All through the 1930s, the United States had struggled to free itself from the Depression. Despite the suffering and hardship of war, the country welcomed the boost that defence spending gave to the economy.
IN 1939, when war broke out in Europe, most Americans favoured neutrality for their country. The United States was unprepared for war at this time, possessing only a small and ill-equipped volunteer army. By the summer of 1940, however, Americans were facing the disquieting fact that Hitler was master of Europe. President Roosevelt, determined to help embattled Britain and her allies, pressed for congressional action. In September the Selective Service Act was passed, introducing the first peacetime draft in American history. The Lend Lease programme was also approved to make aid to Britain easier. And on December 30, 1940, families tuning in to their radios heard the President declare that the United States must become the arsenal of democracy.
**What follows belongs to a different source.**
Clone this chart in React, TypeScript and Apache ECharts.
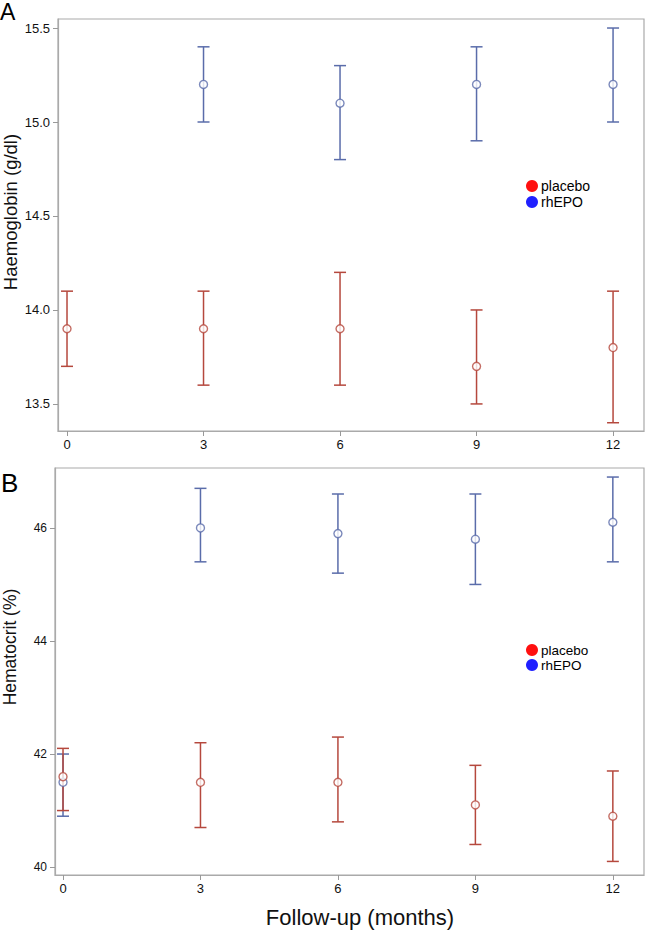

Japan's surprise attack on the US base at Pearl Harbour destroyed the last vestiges of isolationist feeling, and American industry now turned to full-scale war production. From 1941 to 1945 the USA was to build over 250,000 aircraft, almost 90,000 tanks, 350 destroyers and 200 submarines. Assembly lines were moving round the clock to make weaponry; by 1944 the United States was producing more than 40 per cent of the world's arms.
The achievements of industrialist Henry Kaiser in particular are remembered. For it was he who pioneered the revolutionary techniques of prefabrication and assembly that sent 597 identical liberty ships rolling down the slipways. In order to keep the flow of supplies across the Atlantic going, these freighters had to be built faster than German V-boats could sink them. Using standardised designs and ready-made sections, Kaiser was able to cut the average work time on a liberty ship from 200 days to 42 days.
There were more innovations besides. At a plant in Connecticut, Igor Sikorsky opened the world's first helicopter assembly line. And colossal federal funds were poured into the development of an atomic bomb at secret plants in Oak Ridge, Tennessee, and Los Alamos, New Mexico. This immense awakening of American industry ended the Great Depression of the 1930s. Unemployed men in their millions were drawn into the national effort, and the working week was increased from 40 to 48 hours.
Female Touch: Rosie the Riveter
With the armed forces siphoning off multitudes for combat, 6 million American women were added to the labour force. The Government encouraged the trend with posters urging women to 'Do the job HE left behind'. The archetypal working woman, wearing overalls and bandanna, was celebrated in the propaganda figure of 'Rosie the Riveter', a new national heroine portrayed in cartoons and in song for doing her patriotic bit in war production. There was even a movie, Rosie the Riveter (1944), which starred the glamorous B-movie star Jane Frazee.
By the standards of other countries involved in the fighting, American women were already well on their way to establishing the principle of female equality. The 200,000 who joined the armed services in World War II received equal pay. The money was good enough to trigger a huge migration of country and small-town girls towards defence plants and large
urban centres, their numbers swollen by the movement of wives and girlfriends keen to stay close to their men at military camps.
Four Freedoms: This Classic Poster from wartime America shows four paintings by the artist Norman Rockwell, all celebrating democratic and patriotic values as experienced in small-town American life.
Writer James Jones has recalled the atmosphere of 'wild gaiety and rollicking despair' that characterised the towns and cities near the camps and war factories. His own hang-out was a once-chic hotel called the Pea body in downtown Memphis: “The great influx of servicemen had taken it over from the local gentry, and at just about any time of the day or night there were always between half a dozen and a dozen wide-open drinking parties going on in the rooms and suites.”
The moral laxity that resulted prompted the authorities at some war factories to hire “Dorothy Dixes” - matronly figures whose job was to minimise work-time liaisons and to serve as counsellors for girls who were facing personal problems. Some commentators feared for the survival of the American family unit, as people spoke increasingly of the 'latchkey kids' left to fend for themselves while “Mom” was off on the assembly line.
Yet families did survive, and despite the exhaustion of working a 48-hour week there were some new comforts. War factories introduced piped music, for example, and coffee breaks. A salesgirl at a department store found that she could double or even treble her pay by switching to an aircraft plant. By 1944 the signs of booming prosperity were all about, and sales of luxury goods such as fur coats and jewellery were flourishing. Restaurants were packed though customers had to wait interminably for their meals because there were too few employees serving at the tables.